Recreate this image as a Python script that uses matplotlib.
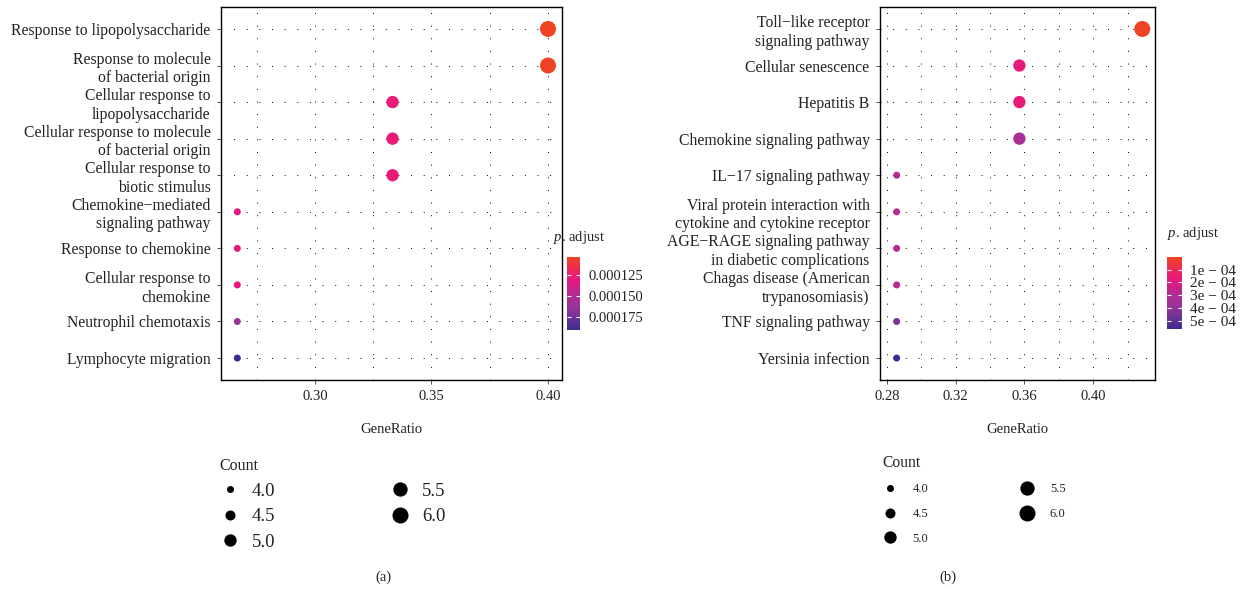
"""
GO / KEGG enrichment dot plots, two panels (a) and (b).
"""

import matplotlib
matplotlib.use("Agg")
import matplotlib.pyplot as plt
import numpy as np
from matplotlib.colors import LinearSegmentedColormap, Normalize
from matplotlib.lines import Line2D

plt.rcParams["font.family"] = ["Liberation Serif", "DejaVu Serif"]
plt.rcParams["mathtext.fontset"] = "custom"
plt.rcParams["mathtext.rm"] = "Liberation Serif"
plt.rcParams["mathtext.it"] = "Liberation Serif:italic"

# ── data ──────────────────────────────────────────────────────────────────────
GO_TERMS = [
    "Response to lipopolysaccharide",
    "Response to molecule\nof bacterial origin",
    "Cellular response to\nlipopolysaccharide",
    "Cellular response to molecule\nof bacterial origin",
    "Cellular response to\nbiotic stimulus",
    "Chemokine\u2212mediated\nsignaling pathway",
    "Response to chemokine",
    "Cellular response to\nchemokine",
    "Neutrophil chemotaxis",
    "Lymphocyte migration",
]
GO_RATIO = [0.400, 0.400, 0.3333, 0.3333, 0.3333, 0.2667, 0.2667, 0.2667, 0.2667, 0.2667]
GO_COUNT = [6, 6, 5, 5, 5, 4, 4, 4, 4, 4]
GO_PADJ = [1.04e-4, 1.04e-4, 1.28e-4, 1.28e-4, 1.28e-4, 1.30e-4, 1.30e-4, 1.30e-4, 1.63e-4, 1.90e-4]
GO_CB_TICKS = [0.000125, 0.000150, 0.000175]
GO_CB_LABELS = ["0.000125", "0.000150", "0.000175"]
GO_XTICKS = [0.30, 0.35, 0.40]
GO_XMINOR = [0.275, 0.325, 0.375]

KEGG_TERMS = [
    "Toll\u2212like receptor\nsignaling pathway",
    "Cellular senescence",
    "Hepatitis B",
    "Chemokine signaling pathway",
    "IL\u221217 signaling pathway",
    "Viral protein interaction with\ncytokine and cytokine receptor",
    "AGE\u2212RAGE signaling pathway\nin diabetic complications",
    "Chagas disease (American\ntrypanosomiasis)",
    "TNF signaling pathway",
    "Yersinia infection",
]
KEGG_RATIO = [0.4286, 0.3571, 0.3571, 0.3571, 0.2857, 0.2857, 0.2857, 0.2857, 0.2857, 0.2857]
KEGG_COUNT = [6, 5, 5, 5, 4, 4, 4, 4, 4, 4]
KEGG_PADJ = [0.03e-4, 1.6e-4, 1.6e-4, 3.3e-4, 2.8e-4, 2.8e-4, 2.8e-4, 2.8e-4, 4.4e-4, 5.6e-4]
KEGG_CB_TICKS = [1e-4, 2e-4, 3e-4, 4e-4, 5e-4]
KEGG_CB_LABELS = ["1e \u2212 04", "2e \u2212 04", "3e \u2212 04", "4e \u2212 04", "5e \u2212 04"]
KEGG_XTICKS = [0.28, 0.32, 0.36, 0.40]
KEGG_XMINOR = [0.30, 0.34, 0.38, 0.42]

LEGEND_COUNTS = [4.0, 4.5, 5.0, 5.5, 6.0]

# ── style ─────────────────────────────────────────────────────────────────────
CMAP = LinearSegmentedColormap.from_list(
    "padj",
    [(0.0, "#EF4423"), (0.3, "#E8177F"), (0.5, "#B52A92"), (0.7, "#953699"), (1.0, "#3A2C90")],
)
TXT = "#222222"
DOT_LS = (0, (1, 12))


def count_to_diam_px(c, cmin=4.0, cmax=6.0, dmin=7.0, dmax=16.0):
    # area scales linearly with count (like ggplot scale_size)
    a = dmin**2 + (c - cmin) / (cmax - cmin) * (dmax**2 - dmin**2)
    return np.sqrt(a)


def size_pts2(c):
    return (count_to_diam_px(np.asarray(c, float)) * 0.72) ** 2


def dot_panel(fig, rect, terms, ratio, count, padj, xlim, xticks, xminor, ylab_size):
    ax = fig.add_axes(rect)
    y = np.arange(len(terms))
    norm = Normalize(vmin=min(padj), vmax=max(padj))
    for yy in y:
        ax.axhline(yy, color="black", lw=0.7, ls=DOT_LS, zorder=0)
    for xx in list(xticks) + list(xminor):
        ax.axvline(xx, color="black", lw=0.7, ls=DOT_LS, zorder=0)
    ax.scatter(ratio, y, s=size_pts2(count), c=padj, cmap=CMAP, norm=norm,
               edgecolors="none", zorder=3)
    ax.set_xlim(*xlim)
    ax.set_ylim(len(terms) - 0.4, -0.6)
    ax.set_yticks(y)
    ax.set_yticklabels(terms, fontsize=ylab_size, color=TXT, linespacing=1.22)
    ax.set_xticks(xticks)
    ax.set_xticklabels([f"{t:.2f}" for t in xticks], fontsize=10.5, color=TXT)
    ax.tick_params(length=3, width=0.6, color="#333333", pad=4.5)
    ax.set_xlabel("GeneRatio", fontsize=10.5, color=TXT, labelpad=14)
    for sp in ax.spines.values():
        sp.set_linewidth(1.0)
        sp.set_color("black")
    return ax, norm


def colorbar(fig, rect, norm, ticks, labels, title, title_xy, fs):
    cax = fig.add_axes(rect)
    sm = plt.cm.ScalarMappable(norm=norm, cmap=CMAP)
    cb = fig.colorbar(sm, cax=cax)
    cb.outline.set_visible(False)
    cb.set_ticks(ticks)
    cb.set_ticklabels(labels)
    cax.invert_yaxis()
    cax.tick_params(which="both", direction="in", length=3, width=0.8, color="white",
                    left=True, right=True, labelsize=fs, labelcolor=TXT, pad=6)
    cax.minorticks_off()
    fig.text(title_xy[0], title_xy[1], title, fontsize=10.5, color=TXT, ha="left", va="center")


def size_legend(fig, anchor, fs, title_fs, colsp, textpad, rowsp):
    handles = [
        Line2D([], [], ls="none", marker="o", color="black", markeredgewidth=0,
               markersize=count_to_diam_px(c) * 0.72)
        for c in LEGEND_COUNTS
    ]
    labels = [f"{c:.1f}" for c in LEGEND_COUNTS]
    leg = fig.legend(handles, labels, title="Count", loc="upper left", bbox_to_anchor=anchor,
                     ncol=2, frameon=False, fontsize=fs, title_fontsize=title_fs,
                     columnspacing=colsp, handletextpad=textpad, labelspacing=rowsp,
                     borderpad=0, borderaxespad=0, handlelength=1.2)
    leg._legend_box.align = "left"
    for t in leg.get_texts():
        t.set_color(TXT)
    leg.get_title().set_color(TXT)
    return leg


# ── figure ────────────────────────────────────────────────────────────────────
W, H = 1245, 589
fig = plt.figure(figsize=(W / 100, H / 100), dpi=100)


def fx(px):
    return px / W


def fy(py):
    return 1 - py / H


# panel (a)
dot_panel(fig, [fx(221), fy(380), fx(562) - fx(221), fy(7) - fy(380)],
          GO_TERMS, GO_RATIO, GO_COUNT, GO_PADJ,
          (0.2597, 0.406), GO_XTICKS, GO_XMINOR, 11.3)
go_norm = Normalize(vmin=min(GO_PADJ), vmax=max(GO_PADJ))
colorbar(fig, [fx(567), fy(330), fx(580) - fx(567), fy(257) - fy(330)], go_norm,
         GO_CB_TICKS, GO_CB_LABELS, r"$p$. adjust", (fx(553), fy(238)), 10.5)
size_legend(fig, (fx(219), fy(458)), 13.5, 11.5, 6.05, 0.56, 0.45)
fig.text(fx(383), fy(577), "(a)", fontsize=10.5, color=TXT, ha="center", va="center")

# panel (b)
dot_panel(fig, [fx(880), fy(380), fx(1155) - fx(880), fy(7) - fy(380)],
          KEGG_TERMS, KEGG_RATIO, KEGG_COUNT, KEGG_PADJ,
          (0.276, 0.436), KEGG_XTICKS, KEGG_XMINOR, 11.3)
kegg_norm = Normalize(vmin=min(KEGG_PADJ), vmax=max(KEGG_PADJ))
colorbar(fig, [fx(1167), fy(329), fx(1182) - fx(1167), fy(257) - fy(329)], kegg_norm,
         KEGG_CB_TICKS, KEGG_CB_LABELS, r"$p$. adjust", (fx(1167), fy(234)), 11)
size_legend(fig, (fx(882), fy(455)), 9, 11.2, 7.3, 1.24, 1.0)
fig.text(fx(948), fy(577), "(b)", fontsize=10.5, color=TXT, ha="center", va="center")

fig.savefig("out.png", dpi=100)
* * *
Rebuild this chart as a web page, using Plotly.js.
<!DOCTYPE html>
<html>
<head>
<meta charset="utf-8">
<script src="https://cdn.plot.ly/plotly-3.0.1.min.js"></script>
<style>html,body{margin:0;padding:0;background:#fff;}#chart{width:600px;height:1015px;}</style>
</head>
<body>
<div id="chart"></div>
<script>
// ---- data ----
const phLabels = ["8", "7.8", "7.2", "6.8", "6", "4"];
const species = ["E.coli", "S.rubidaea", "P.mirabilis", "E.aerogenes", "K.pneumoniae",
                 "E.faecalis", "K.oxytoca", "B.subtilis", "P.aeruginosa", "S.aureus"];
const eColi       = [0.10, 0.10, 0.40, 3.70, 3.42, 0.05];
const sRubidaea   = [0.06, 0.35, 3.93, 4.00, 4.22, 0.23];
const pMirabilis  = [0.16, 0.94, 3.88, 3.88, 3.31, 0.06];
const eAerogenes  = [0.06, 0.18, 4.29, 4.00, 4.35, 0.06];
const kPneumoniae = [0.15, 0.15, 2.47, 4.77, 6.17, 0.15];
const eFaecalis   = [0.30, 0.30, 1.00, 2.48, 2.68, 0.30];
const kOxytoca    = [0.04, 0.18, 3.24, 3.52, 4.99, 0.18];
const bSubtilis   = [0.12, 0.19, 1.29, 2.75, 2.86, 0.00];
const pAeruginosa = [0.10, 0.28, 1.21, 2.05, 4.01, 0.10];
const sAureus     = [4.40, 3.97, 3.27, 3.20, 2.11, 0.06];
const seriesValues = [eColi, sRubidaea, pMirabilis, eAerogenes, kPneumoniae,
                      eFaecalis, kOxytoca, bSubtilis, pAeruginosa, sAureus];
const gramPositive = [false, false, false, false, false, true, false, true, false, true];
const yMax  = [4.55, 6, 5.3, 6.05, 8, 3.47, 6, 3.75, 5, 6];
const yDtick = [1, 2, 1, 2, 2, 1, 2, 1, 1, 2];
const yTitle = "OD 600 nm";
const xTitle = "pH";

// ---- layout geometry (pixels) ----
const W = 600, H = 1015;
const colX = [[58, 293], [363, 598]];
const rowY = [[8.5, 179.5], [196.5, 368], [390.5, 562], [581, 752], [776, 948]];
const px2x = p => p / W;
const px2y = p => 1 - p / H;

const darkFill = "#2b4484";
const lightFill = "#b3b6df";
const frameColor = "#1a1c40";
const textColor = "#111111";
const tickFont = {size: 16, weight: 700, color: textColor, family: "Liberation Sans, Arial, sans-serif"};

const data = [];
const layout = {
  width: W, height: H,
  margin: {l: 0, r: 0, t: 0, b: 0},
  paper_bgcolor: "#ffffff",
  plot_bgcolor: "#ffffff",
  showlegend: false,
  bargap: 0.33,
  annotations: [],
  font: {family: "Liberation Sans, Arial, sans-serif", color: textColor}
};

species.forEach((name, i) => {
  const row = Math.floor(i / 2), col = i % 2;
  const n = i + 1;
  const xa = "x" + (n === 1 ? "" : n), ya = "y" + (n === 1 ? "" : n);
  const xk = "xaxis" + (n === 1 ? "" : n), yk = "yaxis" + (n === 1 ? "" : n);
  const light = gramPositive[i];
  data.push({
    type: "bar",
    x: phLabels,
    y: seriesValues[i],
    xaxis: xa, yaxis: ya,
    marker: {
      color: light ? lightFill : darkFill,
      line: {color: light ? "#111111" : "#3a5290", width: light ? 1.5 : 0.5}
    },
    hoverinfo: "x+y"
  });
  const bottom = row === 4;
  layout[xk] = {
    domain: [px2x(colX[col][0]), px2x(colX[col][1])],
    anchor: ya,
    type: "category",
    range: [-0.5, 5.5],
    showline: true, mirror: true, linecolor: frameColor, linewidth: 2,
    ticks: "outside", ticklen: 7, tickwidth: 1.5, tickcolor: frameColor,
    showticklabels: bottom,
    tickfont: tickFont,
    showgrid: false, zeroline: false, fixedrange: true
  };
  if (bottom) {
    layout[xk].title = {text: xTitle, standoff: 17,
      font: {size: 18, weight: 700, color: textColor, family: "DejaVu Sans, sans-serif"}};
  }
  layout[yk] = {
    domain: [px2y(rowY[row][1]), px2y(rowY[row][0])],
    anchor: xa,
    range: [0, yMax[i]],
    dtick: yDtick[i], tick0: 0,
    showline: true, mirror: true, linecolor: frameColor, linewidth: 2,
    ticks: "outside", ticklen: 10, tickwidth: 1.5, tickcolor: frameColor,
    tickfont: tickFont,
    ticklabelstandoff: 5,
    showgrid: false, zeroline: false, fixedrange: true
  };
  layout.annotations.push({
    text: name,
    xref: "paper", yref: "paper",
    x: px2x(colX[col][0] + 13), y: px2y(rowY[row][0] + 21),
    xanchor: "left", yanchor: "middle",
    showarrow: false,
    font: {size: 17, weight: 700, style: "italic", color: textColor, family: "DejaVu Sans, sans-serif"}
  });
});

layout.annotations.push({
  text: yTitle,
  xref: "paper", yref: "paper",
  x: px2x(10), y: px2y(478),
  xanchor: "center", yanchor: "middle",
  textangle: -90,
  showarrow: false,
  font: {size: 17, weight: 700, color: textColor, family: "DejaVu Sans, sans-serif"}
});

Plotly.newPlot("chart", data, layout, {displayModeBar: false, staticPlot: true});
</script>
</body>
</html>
--
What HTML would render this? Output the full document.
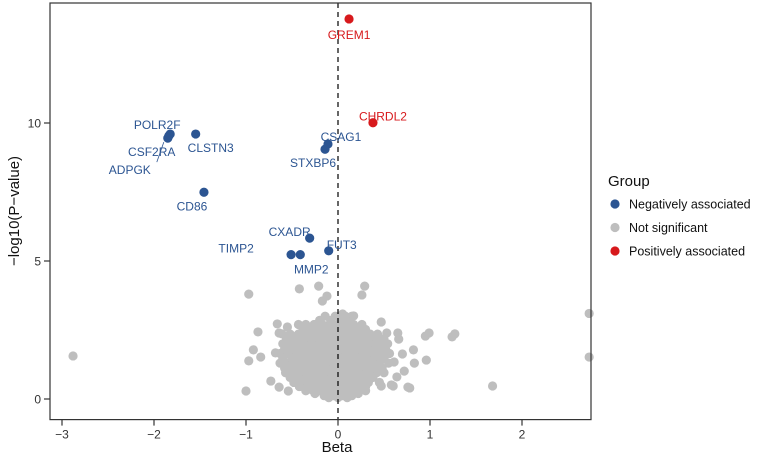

**Given problem**
Any pictures should be left out. Reproduce every line from the one holding "Recreate this image" down to the one holding "from matplotlib.lines import Line2D", both of those lines included.

**Written response**
Recreate this image as a Python script that uses matplotlib.
"""
GO / KEGG enrichment dot plots, two panels (a) and (b).
"""

import matplotlib
matplotlib.use("Agg")
import matplotlib.pyplot as plt
import numpy as np
from matplotlib.colors import LinearSegmentedColormap, Normalize
from matplotlib.lines import Line2D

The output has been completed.